INSTRUCTIONS FOR THE TASK:
Everything in the listing except the pictures should be written out exactly.

COLLECTED DATA:

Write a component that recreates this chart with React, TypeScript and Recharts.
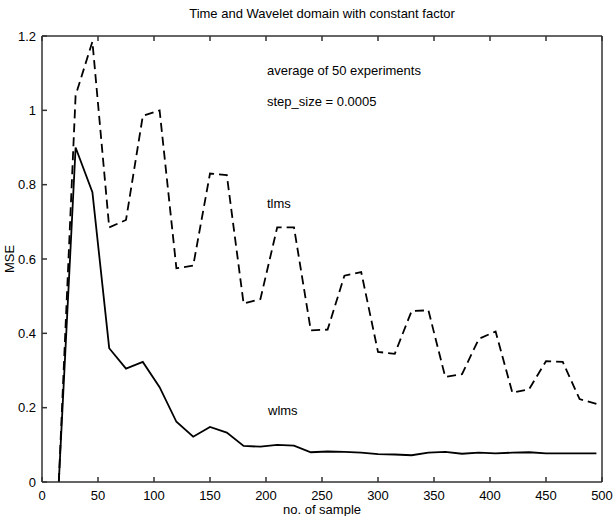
import { LineChart, Line, XAxis, YAxis } from 'recharts';

// sample index (every 15 samples)
const samples = [
  15, 30, 45, 60, 75, 90, 105, 120, 135, 150, 165, 180, 195, 210, 225, 240, 255,
  270, 285, 300, 315, 330, 345, 360, 375, 390, 405, 420, 435, 450, 465, 480, 495,
];

// time domain LMS (dashed)
const tlms = [
  0, 1.04, 1.185, 0.685, 0.705, 0.985, 1.0, 0.575, 0.582, 0.83, 0.826, 0.48, 0.492,
  0.685, 0.685, 0.408, 0.41, 0.555, 0.565, 0.35, 0.345, 0.46, 0.462, 0.283, 0.29,
  0.385, 0.405, 0.24, 0.25, 0.325, 0.323, 0.223, 0.21,
];

// wavelet domain LMS (solid)
const wlms = [
  0, 0.9, 0.78, 0.36, 0.305, 0.323, 0.255, 0.162, 0.122, 0.148, 0.133, 0.097, 0.095,
  0.1, 0.098, 0.08, 0.082, 0.081, 0.079, 0.075, 0.074, 0.072, 0.079, 0.081, 0.076,
  0.079, 0.077, 0.079, 0.08, 0.077, 0.077, 0.077, 0.077,
];

const xTicks = [0, 50, 100, 150, 200, 250, 300, 350, 400, 450, 500];
const yTicks = [0, 0.2, 0.4, 0.6, 0.8, 1, 1.2];

const data = samples.map((s, i) => ({ sample: s, tlms: tlms[i], wlms: wlms[i] }));

const FONT = '"Liberation Sans", Arial, Helvetica, sans-serif';
const FRAME = '#333';
const txt = { fontSize: 13, fontFamily: FONT, fill: '#000' };
const tickFont = { fontSize: 13, fontFamily: FONT, fill: '#000' };
const noLabel = () => '';

export default function App() {
  return (
    <div style={{ position: 'absolute', left: 0, top: 0, width: 616, height: 516, background: '#fff' }}>
      <LineChart width={616} height={516} data={data} margin={{ top: 36, right: 14, bottom: 0, left: 0 }}>
        <XAxis
          dataKey="sample"
          type="number"
          domain={[0, 500]}
          ticks={xTicks}
          height={34}
          tickSize={-5}
          tickMargin={14}
          stroke={FRAME}
          strokeWidth={1.5}
          tick={tickFont}
        />
        <XAxis
          xAxisId="top"
          orientation="top"
          dataKey="sample"
          type="number"
          domain={[0, 500]}
          ticks={xTicks}
          mirror
          height={30}
          tickSize={5}
          stroke={FRAME}
          strokeWidth={1.5}
          tickFormatter={noLabel}
        />
        <YAxis
          type="number"
          domain={[0, 1.2]}
          ticks={yTicks}
          width={42}
          tickSize={-5}
          tickMargin={11}
          stroke={FRAME}
          strokeWidth={1.5}
          tick={tickFont}
        />
        <YAxis
          yAxisId="right"
          orientation="right"
          type="number"
          domain={[0, 1.2]}
          ticks={yTicks}
          mirror
          width={30}
          tickSize={5}
          stroke={FRAME}
          strokeWidth={1.5}
          tickFormatter={noLabel}
        />
        <Line
          type="linear"
          dataKey="tlms"
          stroke="#000"
          strokeWidth={1.8}
          strokeDasharray="9 5"
          dot={false}
          isAnimationActive={false}
        />
        <Line
          type="linear"
          dataKey="wlms"
          stroke="#000"
          strokeWidth={1.8}
          dot={false}
          isAnimationActive={false}
        />
        <text x={322} y={18} textAnchor="middle" {...txt}>
          Time and Wavelet domain with constant factor
        </text>
        <text x={267} y={75} {...txt}>average of 50 experiments</text>
        <text x={267} y={106} {...txt}>step_size = 0.0005</text>
        <text x={267} y={208} {...txt}>tlms</text>
        <text x={268} y={415} {...txt}>wlms</text>
        <text x={322} y={514} textAnchor="middle" {...txt}>no. of sample</text>
        <text x={14} y={259} textAnchor="middle" transform="rotate(-90 14 259)" {...txt}>
          MSE
        </text>
      </LineChart>
    </div>
  );
}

FINISHED EXERCISE:
Write a component that recreates this chart with React, TypeScript and Recharts.
import { LineChart, Line, XAxis, YAxis } from 'recharts';

// sample index (every 15 samples)
const samples = [
  15, 30, 45, 60, 75, 90, 105, 120, 135, 150, 165, 180, 195, 210, 225, 240, 255,
  270, 285, 300, 315, 330, 345, 360, 375, 390, 405, 420, 435, 450, 465, 480, 495,
];

// time domain LMS (dashed)
const tlms = [
  0, 1.04, 1.185, 0.685, 0.705, 0.985, 1.0, 0.575, 0.582, 0.83, 0.826, 0.48, 0.492,
  0.685, 0.685, 0.408, 0.41, 0.555, 0.565, 0.35, 0.345, 0.46, 0.462, 0.283, 0.29,
  0.385, 0.405, 0.24, 0.25, 0.325, 0.323, 0.223, 0.21,
];

// wavelet domain LMS (solid)
const wlms = [
  0, 0.9, 0.78, 0.36, 0.305, 0.323, 0.255, 0.162, 0.122, 0.148, 0.133, 0.097, 0.095,
  0.1, 0.098, 0.08, 0.082, 0.081, 0.079, 0.075, 0.074, 0.072, 0.079, 0.081, 0.076,
  0.079, 0.077, 0.079, 0.08, 0.077, 0.077, 0.077, 0.077,
];

const xTicks = [0, 50, 100, 150, 200, 250, 300, 350, 400, 450, 500];
const yTicks = [0, 0.2, 0.4, 0.6, 0.8, 1, 1.2];

const data = samples.map((s, i) => ({ sample: s, tlms: tlms[i], wlms: wlms[i] }));

const FONT = '"Liberation Sans", Arial, Helvetica, sans-serif';
const FRAME = '#333';
const txt = { fontSize: 13, fontFamily: FONT, fill: '#000' };
const tickFont = { fontSize: 13, fontFamily: FONT, fill: '#000' };
const noLabel = () => '';

export default function App() {
  return (
    <div style={{ position: 'absolute', left: 0, top: 0, width: 616, height: 516, background: '#fff' }}>
      <LineChart width={616} height={516} data={data} margin={{ top: 36, right: 14, bottom: 0, left: 0 }}>
        <XAxis
          dataKey="sample"
          type="number"
          domain={[0, 500]}
          ticks={xTicks}
          height={34}
          tickSize={-5}
          tickMargin={14}
          stroke={FRAME}
          strokeWidth={1.5}
          tick={tickFont}
        />
        <XAxis
          xAxisId="top"
          orientation="top"
          dataKey="sample"
          type="number"
          domain={[0, 500]}
          ticks={xTicks}
          mirror
          height={30}
          tickSize={5}
          stroke={FRAME}
          strokeWidth={1.5}
          tickFormatter={noLabel}
        />
        <YAxis
          type="number"
          domain={[0, 1.2]}
          ticks={yTicks}
          width={42}
          tickSize={-5}
          tickMargin={11}
          stroke={FRAME}
          strokeWidth={1.5}
          tick={tickFont}
        />
        <YAxis
          yAxisId="right"
          orientation="right"
          type="number"
          domain={[0, 1.2]}
          ticks={yTicks}
          mirror
          width={30}
          tickSize={5}
          stroke={FRAME}
          strokeWidth={1.5}
          tickFormatter={noLabel}
        />
        <Line
          type="linear"
          dataKey="tlms"
          stroke="#000"
          strokeWidth={1.8}
          strokeDasharray="9 5"
          dot={false}
          isAnimationActive={false}
        />
        <Line
          type="linear"
          dataKey="wlms"
          stroke="#000"
          strokeWidth={1.8}
          dot={false}
          isAnimationActive={false}
        />
        <text x={322} y={18} textAnchor="middle" {...txt}>
          Time and Wavelet domain with constant factor
        </text>
        <text x={267} y={75} {...txt}>average of 50 experiments</text>
        <text x={267} y={106} {...txt}>step_size = 0.0005</text>
        <text x={267} y={208} {...txt}>tlms</text>
        <text x={268} y={415} {...txt}>wlms</text>
        <text x={322} y={514} textAnchor="middle" {...txt}>no. of sample</text>
        <text x={14} y={259} textAnchor="middle" transform="rotate(-90 14 259)" {...txt}>
          MSE
        </text>
      </LineChart>
    </div>
  );
}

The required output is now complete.